start THE RECORDS

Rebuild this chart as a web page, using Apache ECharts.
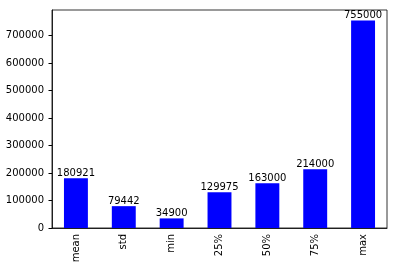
<!DOCTYPE html>
<html><head><meta charset="utf-8">
<script src="https://cdn.jsdelivr.net/npm/echarts@6/dist/echarts.min.js"></script>
<style>html,body{margin:0;padding:0;background:#fff}#c{width:397px;height:270px}</style>
</head><body><div id="c"></div>
<script>
const categories = ['mean','std','min','25%','50%','75%','max'];
const values = [180921, 79442, 34900, 129975, 163000, 214000, 755000];
const yTicks = [0,100000,200000,300000,400000,500000,600000,700000];

const chart = echarts.init(document.getElementById('c'), null, {renderer:'canvas'});
const font = 'DejaVu Sans';
chart.setOption({
  animation:false,
  grid:{left:52,right:10,top:10,bottom:42,show:true,borderColor:'#000',borderWidth:0.8,backgroundColor:'transparent'},
  xAxis:{type:'category',data:categories,
    axisLine:{lineStyle:{color:'#000',width:0.8}},
    axisTick:{alignWithLabel:true,length:3.5,lineStyle:{color:'#000'}},
    axisLabel:{rotate:90,color:'#000',fontFamily:font,fontSize:10,margin:6,interval:0}},
  yAxis:{type:'value',min:0,max:Math.max(...values)*1.05,interval:100000,
    splitLine:{show:false},
    axisLine:{show:true,lineStyle:{color:'#000',width:0.8}},
    axisTick:{show:true,length:3.5,lineStyle:{color:'#000'}},
    axisLabel:{color:'#000',fontFamily:font,fontSize:10,margin:8,showMaxLabel:false,
      formatter:v=>yTicks.includes(v)?String(v):''}},
  series:[{type:'bar',data:values,barWidth:'50%',itemStyle:{color:'#0000ff'},
    label:{show:true,position:'top',distance:0,color:'#000',fontFamily:font,fontSize:10}}]
});
</script></body></html>
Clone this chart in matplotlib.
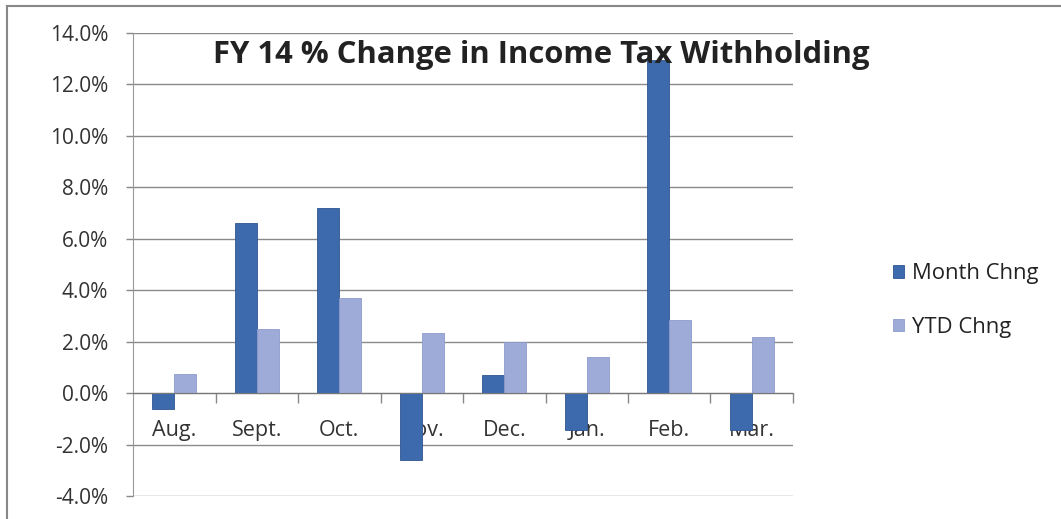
import numpy as np
import matplotlib.pyplot as plt
from matplotlib.lines import Line2D
from matplotlib.ticker import FuncFormatter, FixedLocator

months = ['Aug.', 'Sept.', 'Oct.', 'Nov.', 'Dec.', 'Jan.', 'Feb.', 'Mar.']
month_chng = [-0.6, 6.6, 7.2, -2.6, 0.7, -1.45, 12.95, -1.45]
ytd_chng = [0.75, 2.5, 3.7, 2.35, 2.0, 1.4, 2.85, 2.2]

plt.rcParams['font.family'] = ['Open Sans', 'DejaVu Sans']

fig = plt.figure(figsize=(10.61, 5.19), dpi=100)
ax = fig.add_axes([0.1254, 0.0443, 0.6220, 0.8921])

x = np.arange(len(months))
w = 0.265
ax.bar(x - w / 2, month_chng, w, color='#3d6aac', edgecolor='#2f5690',
       linewidth=0.6, label='Month Chng', zorder=2)
ax.bar(x + w / 2, ytd_chng, w, color='#9eaad8', edgecolor='#8d9acb',
       linewidth=0.6, label='YTD Chng', zorder=2)

ax.set_xlim(-0.5, len(months) - 0.5)
ax.set_ylim(-4, 14)
ax.set_yticks(np.arange(-4, 14.1, 2))
ax.yaxis.set_major_formatter(FuncFormatter(lambda v, p: f'{v:.1f}%'))
ax.tick_params(axis='y', length=5, width=1, color='#888888',
               labelsize=15, labelcolor='#333333', pad=13)

# category boundary ticks on the zero line, labels centred below it
ax.xaxis.set_major_locator(FixedLocator(np.arange(0.5, len(months) - 0.4, 1)))
ax.xaxis.set_major_formatter(FuncFormatter(lambda v, p: ''))
ax.xaxis.set_minor_locator(FixedLocator(x))
ax.set_xticklabels(months, minor=True)
ax.tick_params(axis='x', which='major', direction='out', length=7,
               width=1, color='#888888')
ax.tick_params(axis='x', which='minor', length=0, labelsize=15.5,
               labelcolor='#333333', pad=19)

ax.spines['bottom'].set_position(('data', 0))
ax.spines['bottom'].set_color('#777777')
ax.spines['left'].set_color('#999999')
ax.spines['top'].set_visible(False)
ax.spines['right'].set_visible(False)

ax.grid(axis='y', color='#8a8a8a', linewidth=1)
ax.set_axisbelow(True)

fig.text(0.51, 0.894, 'FY 14 % Change in Income Tax Withholding',
         ha='center', va='center', fontsize=22.3, fontweight='bold',
         color='#222222')

fig.legend(loc='center left', bbox_to_anchor=(0.842, 0.421), frameon=False,
           fontsize=15.8, handlelength=0.5, handleheight=0.5,
           handletextpad=0.35, labelspacing=1.5, borderpad=0,
           borderaxespad=0, labelcolor='#222222')

# chart frame (only top and left edges are visible in the crop)
fig.add_artist(Line2D([7 / 1061, 1], [1 - 6 / 519, 1 - 6 / 519],
                      transform=fig.transFigure, color='#888888', lw=1.5))
fig.add_artist(Line2D([7 / 1061, 7 / 1061], [0, 1 - 6 / 519],
                      transform=fig.transFigure, color='#888888', lw=1.5))

fig.savefig('out.png', dpi=100)
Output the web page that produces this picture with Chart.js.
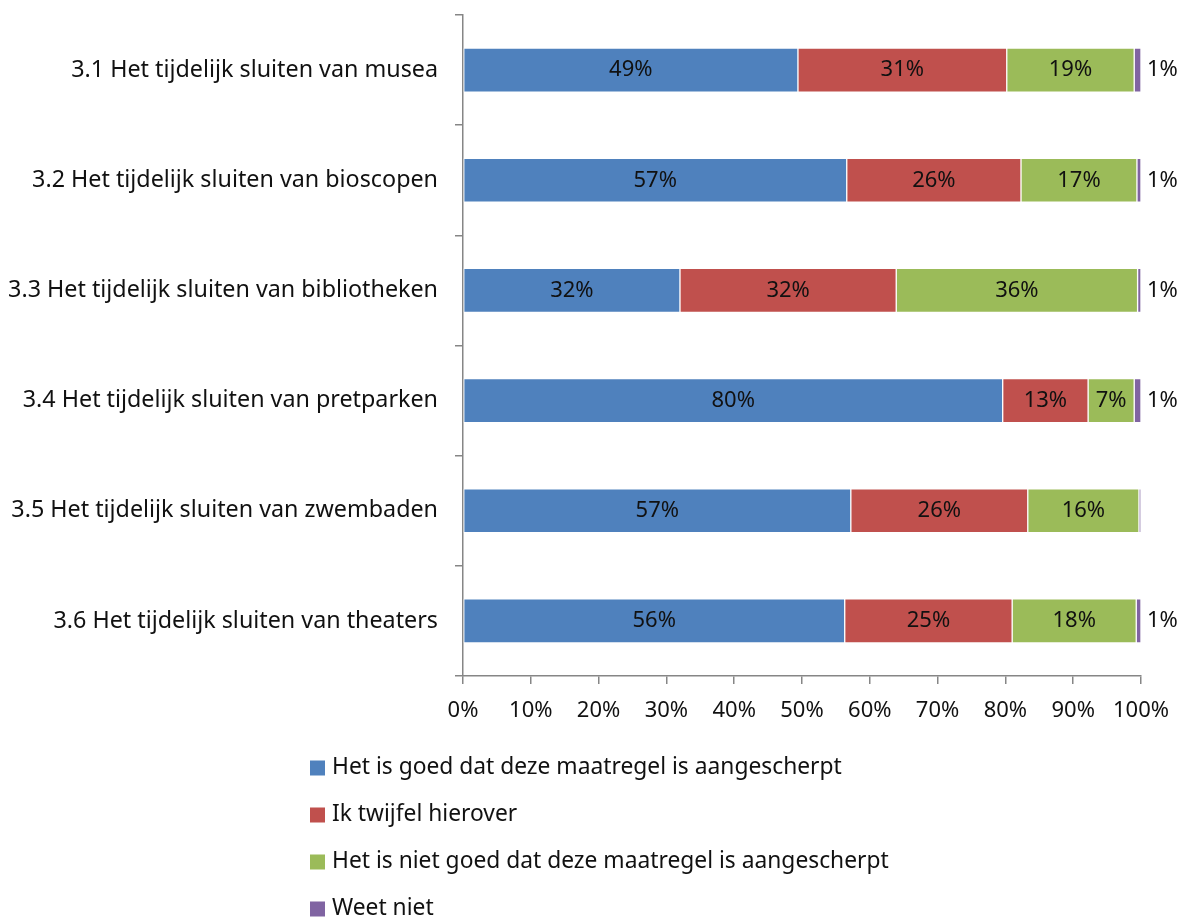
<!DOCTYPE html>
<html lang="nl">
<head>
  <meta charset="UTF-8">
  <title>Maatregelen</title>
  <script src="https://cdn.jsdelivr.net/npm/chart.js"></script>
  <style>
    body { margin: 0; background: #fff; }
  </style>
</head>
<body>
  <canvas id="chart" width="1189" height="920"></canvas>

  <script>
    const categories = [
      '3.1 Het tijdelijk sluiten van musea',
      '3.2 Het tijdelijk sluiten van bioscopen',
      '3.3 Het tijdelijk sluiten van bibliotheken',
      '3.4 Het tijdelijk sluiten van pretparken',
      '3.5 Het tijdelijk sluiten van zwembaden',
      '3.6 Het tijdelijk sluiten van theaters'
    ];
    const seriesNames = [
      'Het is goed dat deze maatregel is aangescherpt',
      'Ik twijfel hierover',
      'Het is niet goed dat deze maatregel is aangescherpt',
      'Weet niet'
    ];
    // percentages
    const goed = [49.4, 56.6, 32.0, 79.6, 57.2, 56.3];
    const twijfel = [30.8, 25.7, 31.9, 12.6, 26.1, 24.7];
    const nietGoed = [18.8, 17.1, 35.6, 6.8, 16.4, 18.3];
    const weetNiet = [1.0, 0.6, 0.5, 1.0, 0.3, 0.7];
    const xTicks = [0, 10, 20, 30, 40, 50, 60, 70, 80, 90, 100];

    const colors = ['#4F81BD', '#C0504D', '#9BBB59', '#8064A2'];
    const FONT = '"Noto Sans", sans-serif';

    const allValues = [goed, twijfel, nietGoed, weetNiet];
    const datasets = allValues.map((vals, i) => ({
      label: seriesNames[i],
      data: vals,
      backgroundColor: colors[i],
      borderColor: 'rgba(255,255,255,0.5)',
      borderWidth: 1,
      borderSkipped: false,
      barThickness: 44
    }));

    // value labels: in the bar centre, last series just right of the bar
    const valueLabels = {
      id: 'valueLabels',
      afterDatasetsDraw(chart) {
        const ctx = chart.ctx;
        ctx.save();
        ctx.font = '22px ' + FONT;
        ctx.fillStyle = '#111';
        ctx.textBaseline = 'middle';
        chart.data.datasets.forEach((ds, di) => {
          const meta = chart.getDatasetMeta(di);
          meta.data.forEach((bar, i) => {
            const v = Math.round(ds.data[i]);
            if (v < 1) return;
            const txt = v + '%';
            if (di === chart.data.datasets.length - 1) {
              ctx.textAlign = 'left';
              ctx.fillText(txt, bar.x + 6, bar.y);
            } else {
              ctx.textAlign = 'center';
              ctx.fillText(txt, (bar.x + bar.base) / 2, bar.y);
            }
          });
        });
        ctx.restore();
      }
    };

    // legend, one item per line under the axis
    const stackedLegend = {
      id: 'stackedLegend',
      afterDraw(chart) {
        const ctx = chart.ctx;
        ctx.save();
        ctx.font = '22.8px ' + FONT;
        ctx.textBaseline = 'middle';
        ctx.textAlign = 'left';
        chart.data.datasets.forEach((ds, i) => {
          const y = 768 + i * 47;
          ctx.fillStyle = ds.backgroundColor;
          ctx.fillRect(310, y - 7.5, 15, 15);
          ctx.fillStyle = '#111';
          ctx.fillText(ds.label, 332, y);
        });
        ctx.restore();
      }
    };

    new Chart(document.getElementById('chart').getContext('2d'), {
      type: 'bar',
      data: { labels: categories, datasets },
      options: {
        indexAxis: 'y',
        responsive: false,
        animation: false,
        layout: { padding: { top: 15, right: 48, left: 0, bottom: 0 } },
        plugins: {
          legend: { display: false },
          tooltip: { enabled: false }
        },
        scales: {
          x: {
            stacked: true,
            min: 0,
            max: 100,
            afterBuildTicks: (s) => { s.ticks = xTicks.map(v => ({ value: v })); },
            afterFit: (s) => { s.height = 244; },
            grid: { drawOnChartArea: false, tickLength: 8, color: '#868686', lineWidth: 1.5 },
            border: { color: '#868686', width: 1.5 },
            ticks: {
              callback: v => v + '%',
              font: { family: FONT, size: 22 },
              color: '#111',
              padding: 14,
              maxRotation: 0
            }
          },
          y: {
            stacked: true,
            afterFit: (s) => { s.width = 463; s.paddingTop = 0; s.paddingBottom = 0; },
            grid: { drawOnChartArea: false, offset: true, tickLength: 8, color: '#868686', lineWidth: 1.5 },
            border: { color: '#868686', width: 1.5 },
            ticks: {
              font: { family: FONT, size: 23.3 },
              color: '#111',
              padding: 17
            }
          }
        }
      },
      plugins: [valueLabels, stackedLegend]
    });
  </script>
</body>
</html>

end THE RECORDS

AIM OF THE TASK:
Transcribe exactly, with no pictures, the lines running from the first line of the material through the line holding "yTicks = [0,100000,200000,300000,400000,500000,600000,700000];".

THE REPLY:
Rebuild this chart as a web page, using Apache ECharts.
<!DOCTYPE html>
<html><head><meta charset="utf-8">
<script src="https://cdn.jsdelivr.net/npm/echarts@6/dist/echarts.min.js"></script>
<style>html,body{margin:0;padding:0;background:#fff}#c{width:397px;height:270px}</style>
</head><body><div id="c"></div>
<script>
const categories = ['mean','std','min','25%','50%','75%','max'];
const values = [180921, 79442, 34900, 129975, 163000, 214000, 755000];
const yTicks = [0,100000,200000,300000,400000,500000,600000,700000];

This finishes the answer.